In a statement, the Executive Director of Conscience Nigeria, Tosin Adeyanju said his group is disturbed with reports from very credible sources establishing the fact that a former member of Kogi State House of Assembly, Hon. Simon Achuba from the Igala speaking part of the state (Kogi East) has been picked as the Deputy Governorship Candidate who purportedly ran the supplementary election of December 5, 2015 with Bello!
“We are terribly shocked with this development. This is corruption of the highest order and must not be allowed to stand”, Adeyanju said.
According to him, the confusing signal emanating from INEC’s position at the Tribunal point irresistibly to the fact that the commission is up to something sinister in its quest to rationalize the inclusion of Yahaya Bello as replacement for the deceased APC candidate, Prince Audu in the 2015 election. “Even legal pundits are at loss as to the evasive and inherently conflicting averments in the processes so far filed on INEC’s behalf before the Tribunal especially as it has to do with the deputy governorship candidate of the APC that ran with Yahaya Bello in the Supplementary election of December 5, 2015.”
While INEC had maintained prior to the Supplementary election that Hon. Faleke was Bello’s Deputy, a position disputed by Faleke, facts distilled from INEC’s response to the petitions filed by the PDP and Faleke suggest rather curiously that APC and Bello had nominated another Deputy Governorship Candidate in the Supplementary election without naming who that candidate is.

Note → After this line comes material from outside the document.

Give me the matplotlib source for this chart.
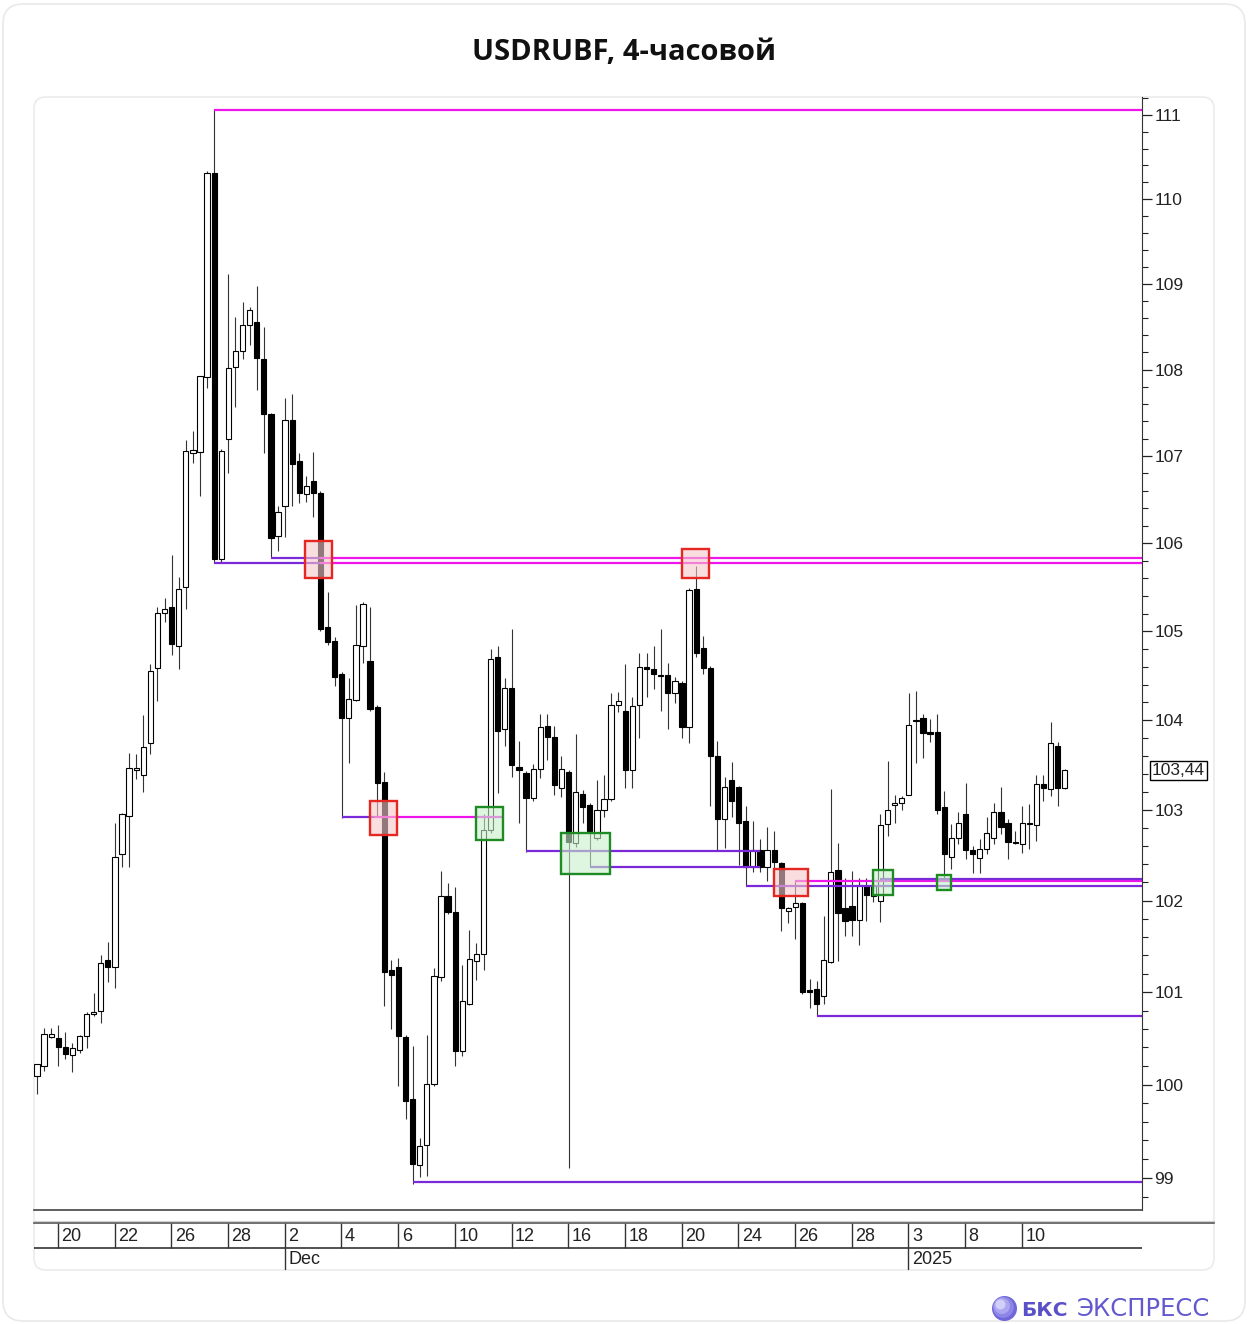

Impeccable sources within Yahaya Bello’s camp confirm that INEC’s position at the Tribunal was indeed a smokescreen or a scaffolding upon which a new name could be smuggled in, aided by backdated documents to support the case of Yahaya Bello.
Adeyanju illustrated his group’s stance with the scenario that occurred during the collation of the December 5, 2015 Supplementary Election at the State collation centre, Lokoja when an agent of the People’s Democratic Party (PDP) challenged the nomination of Bello as Governorship candidate by the APC since he had no deputy as Faleke had withdrawn but the INEC National Commissioner from North Central, Amina Zakari responded that Faleke remained Bello’s deputy because his party, APC, had not withdrawn his nomination despite the fact that he had written to the electoral umpire informing it of his intention to pull out of the race.
“Unless the Party withdraws a candidate, his letter is not enough, and unless the proper channel is followed, which is through the party, he remains the running mate”, she said. So from where did a running mate suddenly emerge from when Bello had not been sworn in?
Section 187 sub-section 1 of the Nigerian Constitution states interalia.
“In any election to which the foregoing provisions of this part of this chapter relate, a candidate for the office of Governor of a state shall not be deemed to have been validly nominated for such office unless he nominates another candidate as his associate for his running for the office of Governor, who is to occupy the office of Deputy Governor.” Adeyanju added.
Adeyanju called on the leadership of INEC to as a matter of urgency investigate this corrupt plan within its fold with a view to bringing culprits to book.
According to him, the whole world is watching the political scenario in Kogi with keen interest and that nothing short of fairness and justice by the electoral agency would be acceptable.